● **Information shown**
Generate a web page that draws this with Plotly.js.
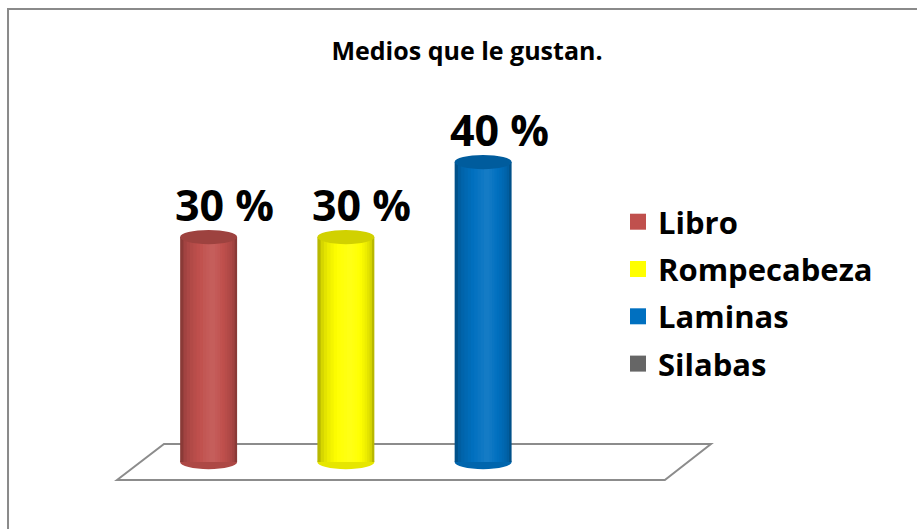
<!DOCTYPE html>
<html>
<head>
<meta charset="utf-8">
<script src="https://cdn.plot.ly/plotly-3.0.1.min.js"></script>
<style>
  html, body { margin: 0; padding: 0; background: #ffffff; }
  #chart { width: 917px; height: 529px; }
</style>
</head>
<body>
<div id="chart"></div>
<script>
// ---- data ----
const categories = ['Libro', 'Rompecabeza', 'Laminas', 'Silabas'];
const values = [30, 30, 40, 0];
const labelTexts = ['30 %', '30 %', '40 %', ''];
const seriesColors = ['#C0504D', '#FFFF00', '#0070C0', '#666666'];
const chartTitle = 'Medios que le gustan.';

// ---- helpers ----
function hexToRgb(h) {
  h = h.replace('#', '');
  return [parseInt(h.substr(0, 2), 16), parseInt(h.substr(2, 2), 16), parseInt(h.substr(4, 2), 16)];
}
function shade(hex, f) {
  const c = hexToRgb(hex).map(v => {
    let r = f <= 1 ? v * f : v + (255 - v) * (f - 1);
    return Math.max(0, Math.min(255, Math.round(r)));
  });
  return 'rgb(' + c.join(',') + ')';
}

const FONT = 'Open Sans, Noto Sans, DejaVu Sans, sans-serif';
const BAR_W = 0.415;     // bar width in category units
const HL = 0.03;         // highlight centre offset
const N_LAYERS = 10;
const ELL = 0.95;        // ellipse half height in y units

const traces = [];
categories.forEach((cat, i) => {
  // cylinder body built from overlaid bars (dark edges to lighter centre)
  for (let k = 0; k < N_LAYERS; k++) {
    const f = k / N_LAYERS;
    const left = -BAR_W / 2 + f * (HL + BAR_W / 2);
    const right = BAR_W / 2 - f * (BAR_W / 2 - HL);
    const t = k / (N_LAYERS - 1);
    const fac = 0.72 + Math.sqrt(t) * 0.36;
    traces.push({
      type: 'bar',
      x: [cat],
      y: [values[i]],
      width: right - left,
      offset: left,
      name: cat,
      legendgroup: cat,
      showlegend: false,
      marker: { color: shade(seriesColors[i], fac), line: { width: 0 } },
      hoverinfo: 'skip'
    });
  }
  // legend entry in the base colour
  traces.push({
    type: 'scatter', mode: 'markers',
    x: [cat], y: [null],
    name: '<b>' + cat + '</b>',
    legendgroup: cat,
    showlegend: true,
    marker: { color: seriesColors[i], symbol: 'square', size: 21 },
    hoverinfo: 'skip'
  });
});

const shapes = [];
// outer chart border (left & top visible)
shapes.push({
  type: 'rect', xref: 'paper', yref: 'paper',
  x0: -0.2404, x1: 1.45, y0: -0.2, y1: 1.2975,
  line: { color: '#8a8a8a', width: 2 }, fillcolor: 'rgba(0,0,0,0)', layer: 'below'
});
// floor parallelogram
shapes.push({
  type: 'path', xref: 'paper', yref: 'paper',
  path: 'M -0.0419 0 L 0.0437 0.0992 L 1.040 0.0992 L 0.956 0 Z',
  line: { color: '#8c8c8c', width: 2 }, fillcolor: 'rgba(255,255,255,0)', layer: 'below'
});
categories.forEach((cat, i) => {
  if (values[i] <= 0) return;
  // bottom ellipse
  shapes.push({
    type: 'circle', xref: 'x', yref: 'y', layer: 'below',
    x0: i - BAR_W / 2, x1: i + BAR_W / 2, y0: -ELL, y1: ELL,
    fillcolor: shade(seriesColors[i], 0.9), line: { width: 0 }
  });
  // top ellipse
  shapes.push({
    type: 'circle', xref: 'x', yref: 'y', layer: 'above',
    x0: i - BAR_W / 2, x1: i + BAR_W / 2, y0: values[i] - ELL, y1: values[i] + ELL,
    fillcolor: shade(seriesColors[i], 0.82), line: { width: 0 }
  });
});

const annotations = categories.map((cat, i) => ({
  x: cat, y: values[i], xref: 'x', yref: 'y',
  text: '<b>' + labelTexts[i] + '</b>',
  showarrow: false, xanchor: 'center', yanchor: 'middle',
  xshift: 16, yshift: 33,
  font: { family: FONT, size: 43, color: '#000000' }
})).filter((a, i) => labelTexts[i] !== '');

const layout = {
  width: 917, height: 529,
  margin: { l: 140, r: 228, t: 117, b: 49 },
  paper_bgcolor: '#ffffff',
  plot_bgcolor: 'rgba(0,0,0,0)',
  barmode: 'overlay',
  showlegend: true,
  title: {
    text: '<b>' + chartTitle + '</b>',
    x: 467 / 917, xref: 'container', xanchor: 'center',
    y: 1 - 51 / 529, yref: 'container', yanchor: 'middle',
    font: { family: FONT, size: 25, color: '#000000' }
  },
  xaxis: {
    type: 'category', categoryarray: categories, categoryorder: 'array',
    range: [-0.5, 3.5], showticklabels: false, showgrid: false, zeroline: false,
    showline: false, ticks: '', fixedrange: true
  },
  yaxis: {
    range: [-2.4, 46], showticklabels: false, showgrid: false, zeroline: false,
    showline: false, ticks: '', fixedrange: true
  },
  legend: {
    x: 0.8707, xanchor: 'left', y: 0.515, yanchor: 'middle',
    font: { family: FONT, size: 31, color: '#000000' },
    tracegroupgap: 4, bgcolor: 'rgba(0,0,0,0)', borderwidth: 0,
    traceorder: 'grouped'
  },
  shapes: shapes,
  annotations: annotations,
  hovermode: false
};

Plotly.newPlot('chart', traces, layout, { displayModeBar: false, staticPlot: true });
</script>
</body>
</html>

● **Task directions**
Print out the material word for word, omitting the pictures.

● **Final result**
Generate a web page that draws this with Plotly.js.
<!DOCTYPE html>
<html>
<head>
<meta charset="utf-8">
<script src="https://cdn.plot.ly/plotly-3.0.1.min.js"></script>
<style>
  html, body { margin: 0; padding: 0; background: #ffffff; }
  #chart { width: 917px; height: 529px; }
</style>
</head>
<body>
<div id="chart"></div>
<script>
// ---- data ----
const categories = ['Libro', 'Rompecabeza', 'Laminas', 'Silabas'];
const values = [30, 30, 40, 0];
const labelTexts = ['30 %', '30 %', '40 %', ''];
const seriesColors = ['#C0504D', '#FFFF00', '#0070C0', '#666666'];
const chartTitle = 'Medios que le gustan.';

// ---- helpers ----
function hexToRgb(h) {
  h = h.replace('#', '');
  return [parseInt(h.substr(0, 2), 16), parseInt(h.substr(2, 2), 16), parseInt(h.substr(4, 2), 16)];
}
function shade(hex, f) {
  const c = hexToRgb(hex).map(v => {
    let r = f <= 1 ? v * f : v + (255 - v) * (f - 1);
    return Math.max(0, Math.min(255, Math.round(r)));
  });
  return 'rgb(' + c.join(',') + ')';
}

const FONT = 'Open Sans, Noto Sans, DejaVu Sans, sans-serif';
const BAR_W = 0.415;     // bar width in category units
const HL = 0.03;         // highlight centre offset
const N_LAYERS = 10;
const ELL = 0.95;        // ellipse half height in y units

const traces = [];
categories.forEach((cat, i) => {
  // cylinder body built from overlaid bars (dark edges to lighter centre)
  for (let k = 0; k < N_LAYERS; k++) {
    const f = k / N_LAYERS;
    const left = -BAR_W / 2 + f * (HL + BAR_W / 2);
    const right = BAR_W / 2 - f * (BAR_W / 2 - HL);
    const t = k / (N_LAYERS - 1);
    const fac = 0.72 + Math.sqrt(t) * 0.36;
    traces.push({
      type: 'bar',
      x: [cat],
      y: [values[i]],
      width: right - left,
      offset: left,
      name: cat,
      legendgroup: cat,
      showlegend: false,
      marker: { color: shade(seriesColors[i], fac), line: { width: 0 } },
      hoverinfo: 'skip'
    });
  }
  // legend entry in the base colour
  traces.push({
    type: 'scatter', mode: 'markers',
    x: [cat], y: [null],
    name: '<b>' + cat + '</b>',
    legendgroup: cat,
    showlegend: true,
    marker: { color: seriesColors[i], symbol: 'square', size: 21 },
    hoverinfo: 'skip'
  });
});

const shapes = [];
// outer chart border (left & top visible)
shapes.push({
  type: 'rect', xref: 'paper', yref: 'paper',
  x0: -0.2404, x1: 1.45, y0: -0.2, y1: 1.2975,
  line: { color: '#8a8a8a', width: 2 }, fillcolor: 'rgba(0,0,0,0)', layer: 'below'
});
// floor parallelogram
shapes.push({
  type: 'path', xref: 'paper', yref: 'paper',
  path: 'M -0.0419 0 L 0.0437 0.0992 L 1.040 0.0992 L 0.956 0 Z',
  line: { color: '#8c8c8c', width: 2 }, fillcolor: 'rgba(255,255,255,0)', layer: 'below'
});
categories.forEach((cat, i) => {
  if (values[i] <= 0) return;
  // bottom ellipse
  shapes.push({
    type: 'circle', xref: 'x', yref: 'y', layer: 'below',
    x0: i - BAR_W / 2, x1: i + BAR_W / 2, y0: -ELL, y1: ELL,
    fillcolor: shade(seriesColors[i], 0.9), line: { width: 0 }
  });
  // top ellipse
  shapes.push({
    type: 'circle', xref: 'x', yref: 'y', layer: 'above',
    x0: i - BAR_W / 2, x1: i + BAR_W / 2, y0: values[i] - ELL, y1: values[i] + ELL,
    fillcolor: shade(seriesColors[i], 0.82), line: { width: 0 }
  });
});

const annotations = categories.map((cat, i) => ({
  x: cat, y: values[i], xref: 'x', yref: 'y',
  text: '<b>' + labelTexts[i] + '</b>',
  showarrow: false, xanchor: 'center', yanchor: 'middle',
  xshift: 16, yshift: 33,
  font: { family: FONT, size: 43, color: '#000000' }
})).filter((a, i) => labelTexts[i] !== '');

const layout = {
  width: 917, height: 529,
  margin: { l: 140, r: 228, t: 117, b: 49 },
  paper_bgcolor: '#ffffff',
  plot_bgcolor: 'rgba(0,0,0,0)',
  barmode: 'overlay',
  showlegend: true,
  title: {
    text: '<b>' + chartTitle + '</b>',
    x: 467 / 917, xref: 'container', xanchor: 'center',
    y: 1 - 51 / 529, yref: 'container', yanchor: 'middle',
    font: { family: FONT, size: 25, color: '#000000' }
  },
  xaxis: {
    type: 'category', categoryarray: categories, categoryorder: 'array',
    range: [-0.5, 3.5], showticklabels: false, showgrid: false, zeroline: false,
    showline: false, ticks: '', fixedrange: true
  },
  yaxis: {
    range: [-2.4, 46], showticklabels: false, showgrid: false, zeroline: false,
    showline: false, ticks: '', fixedrange: true
  },
  legend: {
    x: 0.8707, xanchor: 'left', y: 0.515, yanchor: 'middle',
    font: { family: FONT, size: 31, color: '#000000' },
    tracegroupgap: 4, bgcolor: 'rgba(0,0,0,0)', borderwidth: 0,
    traceorder: 'grouped'
  },
  shapes: shapes,
  annotations: annotations,
  hovermode: false
};

Plotly.newPlot('chart', traces, layout, { displayModeBar: false, staticPlot: true });
</script>
</body>
</html>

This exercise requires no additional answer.